= Written problem =
Starting with the first line of the data below, copy each line up to and including the one containing "from bokeh.resources import INLINE". Pictures stay out.
--
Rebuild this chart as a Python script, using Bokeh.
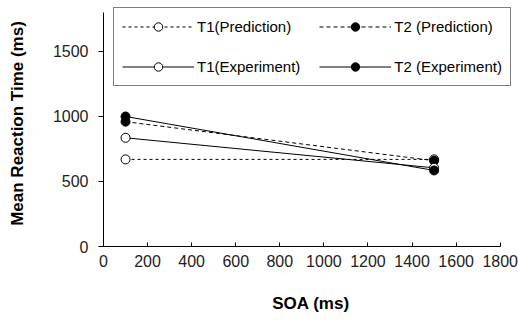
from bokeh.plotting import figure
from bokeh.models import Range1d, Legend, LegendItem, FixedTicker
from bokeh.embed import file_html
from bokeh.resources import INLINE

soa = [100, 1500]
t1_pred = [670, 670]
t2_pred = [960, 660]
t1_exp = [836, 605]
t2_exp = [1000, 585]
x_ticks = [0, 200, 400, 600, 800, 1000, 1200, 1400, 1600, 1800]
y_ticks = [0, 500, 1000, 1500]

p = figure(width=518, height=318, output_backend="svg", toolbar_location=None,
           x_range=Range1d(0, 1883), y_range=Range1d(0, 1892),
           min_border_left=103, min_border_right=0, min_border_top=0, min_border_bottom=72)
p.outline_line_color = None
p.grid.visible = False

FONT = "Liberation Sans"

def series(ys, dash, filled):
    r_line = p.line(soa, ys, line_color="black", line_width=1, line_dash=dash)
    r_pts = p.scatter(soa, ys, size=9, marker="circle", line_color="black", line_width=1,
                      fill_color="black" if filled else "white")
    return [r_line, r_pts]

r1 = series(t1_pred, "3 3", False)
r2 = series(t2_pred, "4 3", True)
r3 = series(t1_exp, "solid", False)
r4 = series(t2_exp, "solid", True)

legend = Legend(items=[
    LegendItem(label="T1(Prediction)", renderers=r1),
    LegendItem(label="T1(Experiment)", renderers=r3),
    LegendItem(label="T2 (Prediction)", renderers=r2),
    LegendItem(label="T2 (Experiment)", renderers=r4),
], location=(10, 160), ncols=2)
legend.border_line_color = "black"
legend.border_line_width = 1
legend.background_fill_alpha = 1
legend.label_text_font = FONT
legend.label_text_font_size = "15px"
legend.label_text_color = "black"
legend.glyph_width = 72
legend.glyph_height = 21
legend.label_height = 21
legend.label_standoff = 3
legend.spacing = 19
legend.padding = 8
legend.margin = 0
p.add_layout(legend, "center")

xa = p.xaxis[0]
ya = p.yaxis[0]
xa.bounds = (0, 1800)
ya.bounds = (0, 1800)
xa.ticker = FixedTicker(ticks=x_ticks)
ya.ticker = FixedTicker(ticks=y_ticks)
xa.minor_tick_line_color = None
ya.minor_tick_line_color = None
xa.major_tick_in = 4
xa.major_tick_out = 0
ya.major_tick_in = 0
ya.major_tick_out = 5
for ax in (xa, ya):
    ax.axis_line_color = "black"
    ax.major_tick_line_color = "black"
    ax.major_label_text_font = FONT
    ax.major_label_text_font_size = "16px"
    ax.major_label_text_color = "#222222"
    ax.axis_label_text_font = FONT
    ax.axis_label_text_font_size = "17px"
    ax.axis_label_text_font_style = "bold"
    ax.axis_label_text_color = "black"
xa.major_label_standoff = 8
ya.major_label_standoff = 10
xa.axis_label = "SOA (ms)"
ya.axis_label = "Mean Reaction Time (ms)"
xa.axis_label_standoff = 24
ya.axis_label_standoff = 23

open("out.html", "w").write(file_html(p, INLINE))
--
= Exercise output =
Rebuild this chart as a Python script, using Bokeh.
from bokeh.plotting import figure
from bokeh.models import Range1d, Legend, LegendItem, FixedTicker
from bokeh.embed import file_html
from bokeh.resources import INLINE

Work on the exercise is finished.